I have a question on the sine and cosine functions.
We know that in the complex world they are defined by
$$\cos(z) = \frac{e^{iz}+e^{-iz}}{2} \hspace{1cm} \mbox{ and } \hspace{1cm} \sin(z) = \frac{e^{iz}-e^{-iz}}{2i}.$$
as functions from $\mathbb{C}$ to $\mathbb{C}$.
My question is, are these functions surjective? I think the answer is yes, but i am not able to prove it.
Thanks in advance!
If we want to check whether a function is surjective, we need to find some kind of "bound" between the value and the argument.

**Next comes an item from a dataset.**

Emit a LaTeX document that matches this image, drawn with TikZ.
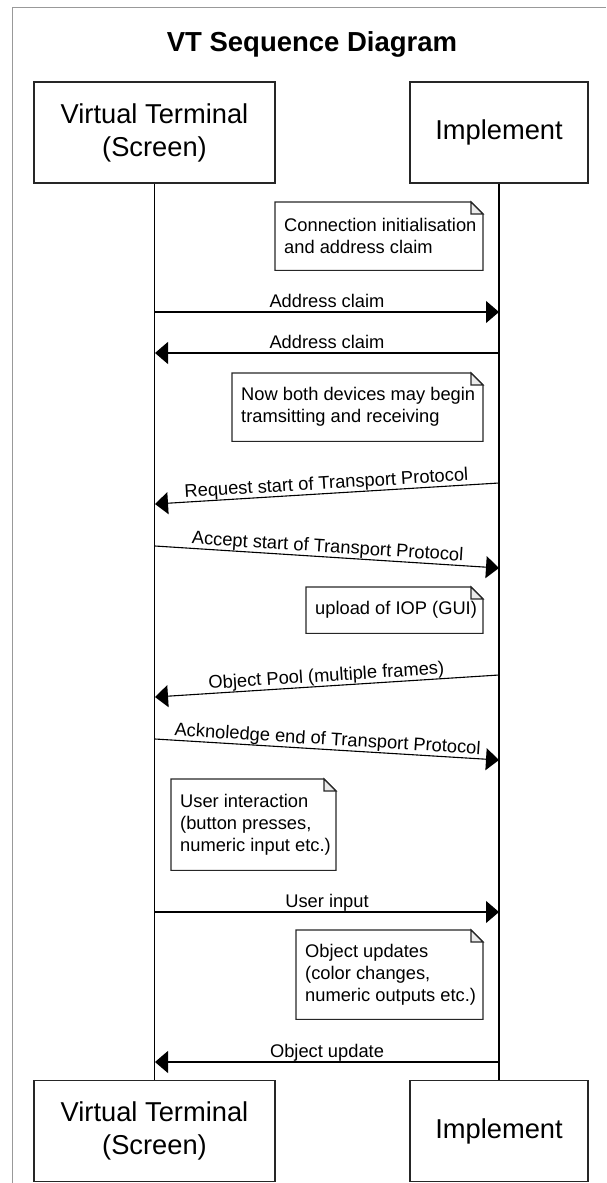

What do I mean, let's firstly look at $cos(z) = \frac{e^{iz} + e^{-iz}}{2}$
$cos : C \to C $, so we need to take any $\omega \in C $, and determine whether we can find some $z_\omega \in C$ such that: $cos(z_\omega) = \omega $
That means$$ e^{iz_\omega} + \frac{1}{e^{iz_\omega}} = 2\omega $$
Let $\psi = e^{iz} \ \ $and multiply everything by $\psi$ : $$ \psi^2 - 2\omega\psi +1 = 0 $$
By that we found 2 solutions for $\psi$ :
$\psi_1 = \frac{2\omega - 2\sqrt{\omega^2 - 1}}{2} = \omega - \sqrt{ \omega^2-1} $ $ \ \ \ \ \ \ \ \ \ \ \ \ \ \psi_2 = \omega + \sqrt{ \omega^2 - 1 }$
What finally leads us to : $$ e^{iz_{\omega}} = \omega \pm \sqrt{ \omega^2 - 1 } $$
Which has a solution, because function $ \exp: C \to C $ can take all values except 0. $ \ \ (*) \ \ $
With sine function u proceed really similar.

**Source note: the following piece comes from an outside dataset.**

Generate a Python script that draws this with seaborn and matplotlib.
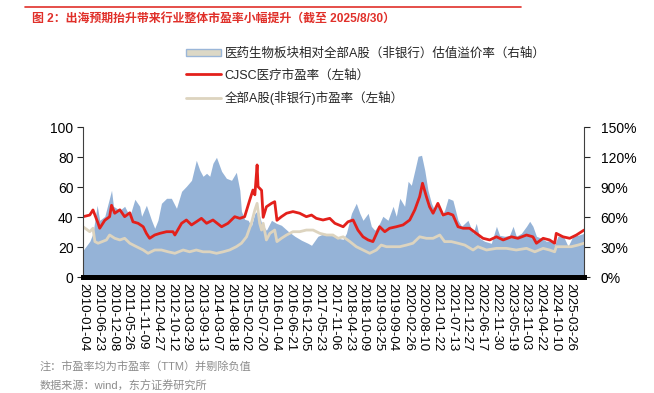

$Let \ \omega \in C$ $\\$ And we're looking for some $z_\omega$ such that: $ sin(z_\omega) = \omega $
That is: $$ e^{iz_\omega} - \frac{1}{e^{iz_\omega}} = 2i\omega $$
The same substitution ( just to have little easier part of solving ) and multiplying leads us to:
$ \psi^2 - 2i\omega\psi - 1 = 0$
$ \psi = \frac{2i\omega \pm \sqrt{4i^2\omega^2 + 4}}{2} = i\omega \pm \sqrt{1-\omega^2} $
And that $\psi$ cannot take value 0 (in $\pm$ case simultaneously), so we're done, cause there exist $z_\omega$ such that :
$ e^{iz_\omega} = i\omega \pm \sqrt{1-\omega^2} $ ( Obviously even if both $\pm$ cases aren't equal to 0, u choose only one, but that's enough ).
So both cosine and sine are surjective (as a functions from $ C \to C $ ), because we find a way, how to assign an argument for every point $ \omega $.
PS: I've used the fact (in both sine and cosine part), that function $\exp: C \to C$) can take any value except 0 (which u might try to prove as an excercise (if u'll fail, I can), or if u already know that, that's really fine, and we're done)).